All of us are, in some way, similar to this brood. You probably feel a tinge or more of hesitation when asked to share about yourself. You turn on your filter, carefully minding which details to reveal and which to keep hidden. You can’t let your privacy be breached by someone you don’t completely trust–even more, by a stranger.
There is nothing wrong with being careful, so long as you don’t hold back the treasures that you may be meant to share–such as your personal stories. In the many years you’ve lived in this earth, I am pretty sure that you’ve got a chunk of story or two that is/are worth-telling. Perhaps, you’ve got an event, an episode, or a slice in your big pie of life that other people can get nuggets of wisdom from. If you think you do, it won’t hurt if you try writing about it–then try sharing it. Keep in mind: it’s not about you. It’s about your story.
Here are four of the several reasons you must write your personal story:
- Allow people to learn from your experience. Perhaps, you learned these life lessons not only for you but also for the people around you. You can’t keep all these for yourself, anyway. One day, you’ll change, you’ll age, and you’ll forget most of it. Allow people to drink from your story’s fount of wisdom. Who knows how much it can help them or how far it will bring them? Be generous not only in gifts, help, and words, but also in stories.
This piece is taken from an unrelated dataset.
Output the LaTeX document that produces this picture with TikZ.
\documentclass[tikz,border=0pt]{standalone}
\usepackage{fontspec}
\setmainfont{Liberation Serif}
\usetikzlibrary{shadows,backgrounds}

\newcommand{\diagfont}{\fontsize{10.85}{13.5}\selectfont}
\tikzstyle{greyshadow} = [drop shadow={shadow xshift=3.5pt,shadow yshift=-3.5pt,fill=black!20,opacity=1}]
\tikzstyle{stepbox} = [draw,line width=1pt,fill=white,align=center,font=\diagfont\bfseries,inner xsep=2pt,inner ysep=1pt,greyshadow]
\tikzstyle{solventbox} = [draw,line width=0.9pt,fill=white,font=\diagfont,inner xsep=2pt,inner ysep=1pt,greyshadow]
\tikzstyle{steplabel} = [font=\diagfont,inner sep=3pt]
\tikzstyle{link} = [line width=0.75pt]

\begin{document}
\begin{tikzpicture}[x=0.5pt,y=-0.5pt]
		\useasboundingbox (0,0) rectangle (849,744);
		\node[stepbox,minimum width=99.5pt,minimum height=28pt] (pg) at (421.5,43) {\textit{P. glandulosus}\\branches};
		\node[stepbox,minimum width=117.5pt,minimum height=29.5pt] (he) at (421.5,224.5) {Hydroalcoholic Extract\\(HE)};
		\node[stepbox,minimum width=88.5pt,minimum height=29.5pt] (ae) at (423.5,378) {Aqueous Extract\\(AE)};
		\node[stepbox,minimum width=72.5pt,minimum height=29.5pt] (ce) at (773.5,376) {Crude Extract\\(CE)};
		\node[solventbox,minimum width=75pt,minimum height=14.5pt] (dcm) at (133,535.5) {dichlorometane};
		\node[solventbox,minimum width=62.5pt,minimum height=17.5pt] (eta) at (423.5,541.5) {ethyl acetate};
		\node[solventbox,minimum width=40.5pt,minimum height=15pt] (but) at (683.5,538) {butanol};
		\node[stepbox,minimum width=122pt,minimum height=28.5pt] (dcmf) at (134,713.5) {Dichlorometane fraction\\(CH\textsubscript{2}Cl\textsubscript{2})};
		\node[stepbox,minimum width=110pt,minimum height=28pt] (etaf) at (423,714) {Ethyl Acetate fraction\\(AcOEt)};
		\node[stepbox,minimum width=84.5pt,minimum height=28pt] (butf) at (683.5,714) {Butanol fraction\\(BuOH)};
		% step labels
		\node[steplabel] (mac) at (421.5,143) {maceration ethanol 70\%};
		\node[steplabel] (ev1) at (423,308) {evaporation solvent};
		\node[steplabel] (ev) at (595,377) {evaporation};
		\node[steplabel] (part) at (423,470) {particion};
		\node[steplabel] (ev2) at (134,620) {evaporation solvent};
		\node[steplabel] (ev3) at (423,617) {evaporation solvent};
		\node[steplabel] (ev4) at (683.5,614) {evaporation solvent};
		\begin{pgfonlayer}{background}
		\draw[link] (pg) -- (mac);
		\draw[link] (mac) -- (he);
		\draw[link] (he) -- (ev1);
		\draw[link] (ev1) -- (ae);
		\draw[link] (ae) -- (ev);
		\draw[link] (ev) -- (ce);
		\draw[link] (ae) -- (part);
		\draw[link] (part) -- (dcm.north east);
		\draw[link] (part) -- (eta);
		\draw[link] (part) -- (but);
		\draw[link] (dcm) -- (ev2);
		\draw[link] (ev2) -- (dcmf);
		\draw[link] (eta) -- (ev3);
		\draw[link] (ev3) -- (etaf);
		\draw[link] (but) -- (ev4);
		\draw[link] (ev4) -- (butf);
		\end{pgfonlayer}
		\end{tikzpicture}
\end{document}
- Allow yourself to learn from old yourself. As I’ve said, you’ll someday change, age, and forget. Writing your lessons-filled stories now will help your future self remember them. If you’re the sort who writes in your journal every day, then you probably know how helpful recording stories is. Anytime, you can just open your old journal like a stash and bask in the beauty and lessons of long-ago. Imagine the benefits of that in your living and being.
- Preserve the memories. It will be best to write with engaged senses. Wear your old-you’s shoes and relive the experience. See, hear, feel, touch, taste everything again and write it all down. That way, you can preserve the story for future reminiscing especially when time comes for your memory to fail. BUT choose well the story you’ll preserve. Choose your words well, too. You don’t want to resurrect hate, regret, and pain from their tombs and seize you like they shouldn’t.
- Pass it on to the future generation. If you have children, allow them to read your story and know their parent more. Surely, they’ll like it and they might even feel closer to you afterwards. Remember: You are passing this way once, and no one else can live life the way you did, do and will do. Writing your stories now might help the future generation learn life lessons that only you can articulate.
The world operates in constant transience. People, memories, things wither, disintegrate, and if not preserved, fall into oblivion. Would you allow this fleeting, distinct, and gold-packed of a story to be set aside, less-used, and forgotten? Write your personal stories. Now.